**To be done:** Below are the records. Retype, exactly, the lines from the first through the line with "for (let i = 1;", and leave out the pictures.

**Source records:**
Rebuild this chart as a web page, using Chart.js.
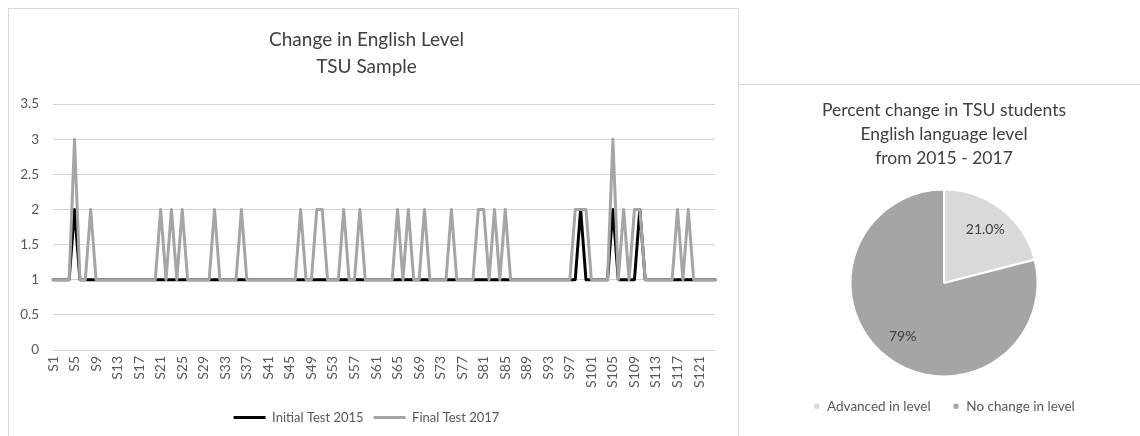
<!DOCTYPE html>
<html>
<head>
<meta charset="utf-8">
<script src="https://cdn.jsdelivr.net/npm/chart.js@4.4.0/dist/chart.umd.min.js"></script>
<style>
  html, body { margin: 0; padding: 0; background: #fff; width: 1140px; height: 436px; overflow: hidden; }
  #leftBox { position: absolute; left: 8px; top: 8px; width: 729px; height: 440px; border: 1px solid #d9d9d9; background: #fff; }
  #rightBox { position: absolute; left: 738px; top: 84px; width: 410px; height: 360px; border-top: 1px solid #d9d9d9; border-left: 1px solid #d9d9d9; background: #fff; }
  #lineCanvas { position: absolute; left: 0; top: 0; }
  #pieCanvas { position: absolute; left: 1px; top: 0; }
</style>
</head>
<body>
<div id="leftBox"><canvas id="lineCanvas" width="729" height="425"></canvas></div>
<div id="rightBox"><canvas id="pieCanvas" width="400" height="338"></canvas></div>
<script>
// ---------- data ----------
const lineTitle = ['Change in English Level', 'TSU Sample'];
const seriesNames = ['Initial Test 2015', 'Final Test 2017'];
const studentCount = 124;
const students = [];
for (let i = 1; i <= studentCount; i++) students.push('S' + i);

const initialTest2015 = [
  1,1,1,1,2,1,1,1,1,1,
  1,1,1,1,1,1,1,1,1,1,
  1,1,1,1,1,1,1,1,1,1,
  1,1,1,1,1,1,1,1,1,1,
  1,1,1,1,1,1,1,1,1,1,
  1,1,1,1,1,1,1,1,1,1,
  1,1,1,1,1,1,1,1,1,1,
  1,1,1,1,1,1,1,1,1,1,
  1,1,1,1,1,1,1,1,1,1,
  1,1,1,1,1,1,1,1,2,1,
  1,1,1,1,2,1,1,1,1,2,
  1,1,1,1,1,1,1,1,1,1,
  1,1,1,1
];
const finalTest2017 = [
  1,1,1,1,3,1,1,2,1,1,
  1,1,1,1,1,1,1,1,1,1,
  2,1,2,1,2,1,1,1,1,1,
  2,1,1,1,1,2,1,1,1,1,
  1,1,1,1,1,1,2,1,1,2,
  2,1,1,1,2,1,1,2,1,1,
  1,1,1,1,2,1,2,1,1,2,
  1,1,1,1,2,1,1,1,1,2,
  2,1,2,1,2,1,1,1,1,1,
  1,1,1,1,1,1,1,2,2,2,
  1,1,1,1,3,1,2,1,2,2,
  1,1,1,1,1,1,2,1,2,1,
  1,1,1,1
];
const yTicks = [0, 0.5, 1, 1.5, 2, 2.5, 3, 3.5];

const pieTitle = ['Percent change in TSU students', 'English language level', 'from 2015 - 2017'];
const pieCategories = ['Advanced in level', 'No change in level'];
const pieValues = [21, 79];
const pieLabels = ['21.0%', '79%'];

// ---------- styles ----------
const FONT = 'Lato, "Open Sans", "Noto Sans", sans-serif';
const TEXT = '#595959';
const GRID = '#d4d4d4';

// ---------- line chart ----------
new Chart(document.getElementById('lineCanvas'), {
  type: 'line',
  data: {
    labels: students,
    datasets: [
      { label: seriesNames[0], data: initialTest2015, borderColor: '#000000', backgroundColor: '#000000',
        borderWidth: 3, pointRadius: 0, tension: 0, order: 1, pointStyle: 'line',
        borderJoinStyle: 'round', borderCapStyle: 'round' },
      { label: seriesNames[1], data: finalTest2017, borderColor: '#a5a5a5', backgroundColor: '#a5a5a5',
        borderWidth: 3, pointRadius: 0, tension: 0, order: 0, pointStyle: 'line',
        borderJoinStyle: 'round', borderCapStyle: 'round' }
    ]
  },
  options: {
    responsive: false,
    animation: false,
    layout: { padding: { left: 0, right: 14, top: 0, bottom: 0 } },
    plugins: {
      title: { display: true, text: lineTitle, color: '#404040',
        font: { family: FONT, size: 19, weight: 'normal', lineHeight: 1.45 },
        padding: { top: 17, bottom: 23 } },
      legend: { position: 'bottom',
        labels: { usePointStyle: true, pointStyleWidth: 32, color: TEXT, padding: 10,
          font: { family: FONT, size: 13 },
          sort: (a, b) => a.datasetIndex - b.datasetIndex } },
      tooltip: { enabled: false }
    },
    scales: {
      x: {
        grid: { display: false, drawTicks: false },
        border: { display: false },
        ticks: { autoSkip: false, maxRotation: 90, minRotation: 90, padding: 6, color: TEXT,
          font: { family: FONT, size: 14 },
          callback: function (v, i) { return i % 4 === 0 ? students[i] : ''; } },
        afterFit: function (axis) { axis.height = 51; }
      },
      y: {
        min: 0, max: 3.5,
        afterBuildTicks: function (axis) { axis.ticks = yTicks.map(v => ({ value: v })); },
        grid: { color: GRID, lineWidth: 1, drawTicks: false },
        border: { display: false },
        ticks: { padding: 14, color: TEXT, font: { family: FONT, size: 13.5 },
          callback: function (v) { return String(v); } },
        afterFit: function (axis) { axis.width = 44; }
      }
    }
  }
});

// ---------- pie chart ----------
const pieLabelPlugin = {
  id: 'pieLabels',
  afterDatasetsDraw(chart) {
    const ctx = chart.ctx;
    const meta = chart.getDatasetMeta(0);
    ctx.save();
    ctx.font = '14px ' + FONT;
    ctx.fillStyle = '#404040';
    ctx.textAlign = 'center';
    ctx.textBaseline = 'middle';
    meta.data.forEach((arc, i) => {
      const a = (arc.startAngle + arc.endAngle) / 2;
      const r = arc.outerRadius * 0.72;
      ctx.fillText(pieLabels[i], arc.x + Math.cos(a) * r, arc.y + Math.sin(a) * r);
    });
    ctx.restore();
  }
};

new Chart(document.getElementById('pieCanvas'), {
  type: 'pie',
  data: {
    labels: pieCategories,
    datasets: [{ data: pieValues, backgroundColor: ['#d9d9d9', '#a5a5a5'],
      borderColor: '#ffffff', borderWidth: 2, hoverOffset: 0 }]
  },
  options: {
    responsive: false,
    animation: false,
    layout: { padding: { left: 8, right: 0, top: 0, bottom: 0 } },
    plugins: {
      title: { display: true, text: pieTitle, color: '#404040',
        font: { family: FONT, size: 17.5, weight: 'normal', lineHeight: 1.38 },
        padding: { top: 13, bottom: 18 } },
      legend: { position: 'bottom',
        labels: { boxWidth: 7, boxHeight: 7, padding: 22, color: TEXT,
          font: { family: FONT, size: 13.5 } } },
      tooltip: { enabled: false }
    }
  },
  plugins: [pieLabelPlugin]
});
</script>
</body>
</html>
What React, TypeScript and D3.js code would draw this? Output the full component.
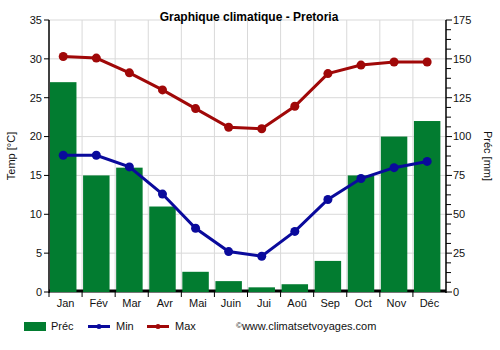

**Exercise response:**
Rebuild this chart as a web page, using Chart.js.
<!DOCTYPE html>
<html>
<head>
<meta charset="utf-8">
<script src="https://cdn.jsdelivr.net/npm/chart.js@4.4.0/dist/chart.umd.min.js"></script>
<style>
  html, body { margin: 0; padding: 0; background: #fff; width: 1140px; height: 436px; overflow: hidden; }
  #leftBox { position: absolute; left: 8px; top: 8px; width: 729px; height: 440px; border: 1px solid #d9d9d9; background: #fff; }
  #rightBox { position: absolute; left: 738px; top: 84px; width: 410px; height: 360px; border-top: 1px solid #d9d9d9; border-left: 1px solid #d9d9d9; background: #fff; }
  #lineCanvas { position: absolute; left: 0; top: 0; }
  #pieCanvas { position: absolute; left: 1px; top: 0; }
</style>
</head>
<body>
<div id="leftBox"><canvas id="lineCanvas" width="729" height="425"></canvas></div>
<div id="rightBox"><canvas id="pieCanvas" width="400" height="338"></canvas></div>
<script>
// ---------- data ----------
const lineTitle = ['Change in English Level', 'TSU Sample'];
const seriesNames = ['Initial Test 2015', 'Final Test 2017'];
const studentCount = 124;
const students = [];
for (let i = 1; i <= studentCount; i++) students.push('S' + i);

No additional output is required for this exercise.